The reason I stopped is because I'd like to know you're a user before I give feedback for no reason, hope to see you around! :)

Curt
Posted by: Pale Yellow, July 28th, 2013, 4:31pm; Reply: 2
I read several pages of this. The dialogue needs quite a bit of work.

Your writing is easy enough to read. Short. Sweet. Still needs some polish work though. If you are around I'll read further.

One problem I had with the story is when I got to the witch on the broom. The cat coming in was mysterious, and you may want to rethink having witches flying around on brooms unless you are going for animation.

I'm stopping at the witch on the broom, baby sitter dying part. If you are around, I'll read further.
Posted by: BillC, July 28th, 2013, 5:30pm; Reply: 3
Hi, Patrick!

I hate to assume, but I'm going to guess, as the others here did, that English is not your first language.

Besides that, I'd take some of AbitionIsKey's advice and try to animate your action. For example, instead of

"Porch lamp is on, swinging, CREAKY SOUND. Wind is getting
stronger, WIND SOUNDS. Knob turns, front door opens, SHARON
APPEARS. She’s ready to scare the raccoons off, but there are
none to be found."

You could try

"The porch light illuminates the deck. Creaks as it sways side to side. The wind gets stronger.

The knob turns. Front door opens. Sharon appears, ready to scare the raccoons off, but there are none to be found."

I'm not saying that's the best version of how you could describe that scene, but I think a good general rule of thumb is to try to make everything in the present tense as possible. At times, it's unavoidable to write something like "swinging" at the end of a sentence there, but if you can easily fix it, I'd suggest to. It's not mandatory, but it creates a much more visual reading experience.

The same can be said about adding sounds whenever something happens, like "wind sounds" and "shattering sounds." The reader can assume that sounds are being made when those things come into play narratively. When in doubt, just always choose the best reading experience.

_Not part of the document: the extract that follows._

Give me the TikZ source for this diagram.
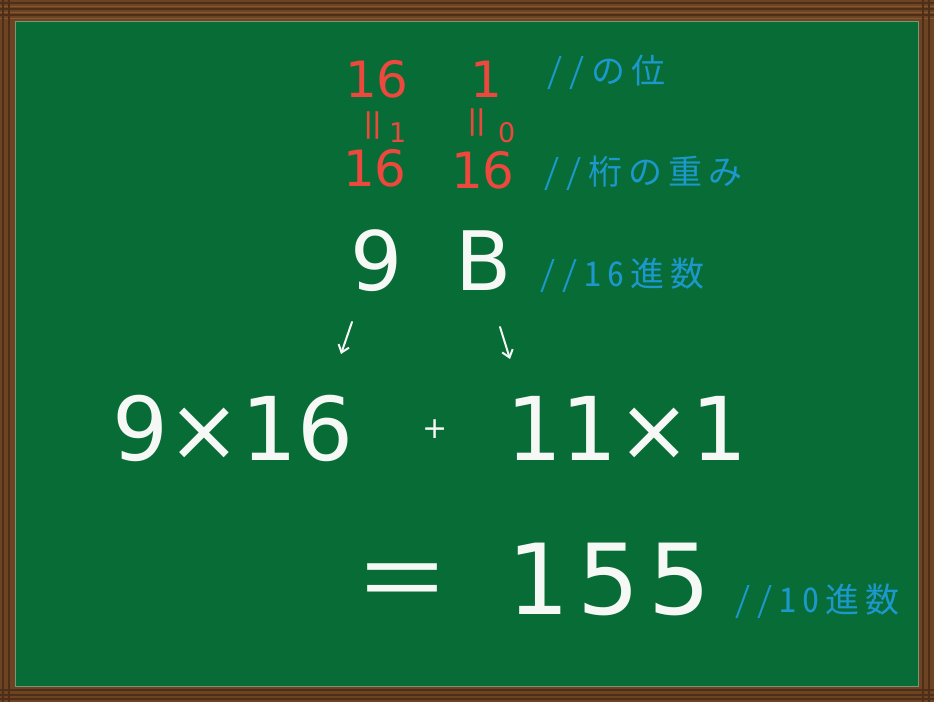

I read up to page 13 (I might continue), but here are some other suggestions:

-- I was surprised to see that the story shifted into Michael being the protagonist. (I didn't read the logline.) Consider making the babysitter much more of an afterthought. You already have the babysitter saying that Michael should protect his younger sister, so why not make him have a power struggle with the witch? That way he's horrified when his sister is kidnapped and carries that burden with him even 20 years later. I think that could be a better drive for your story.

-- Consider subtlety with Michael's past regarding his parents. Michael telling his wife about his past with his parents is technically redundant to them. I know exposition is so difficult. Here's a trick I think works: exposition also has plot. It's really that simple. Build up to your exposition, like a mystery. Trust me, it works; haven't you ever continued to read a novel but you just had to know that secret the main character was keeping?

-- While I can see that Michael didn't care for his father, I think his reaction to hearing his dad died would be a bit different.

Overall though, I think you have a very visual eye. This particular excerpt kind of creeped me out (which I assume was the intention):

"Trail of blood on it. Under it, against
the wall, dead Sharon is sitting. Her jaw is crushed, teeth
went to pieces, one eye crossed out. She is drowning in the
pool of milk and her own blood."

Fixing up the grammar errors of your action lines could really spruce up the visuals of this screenplay.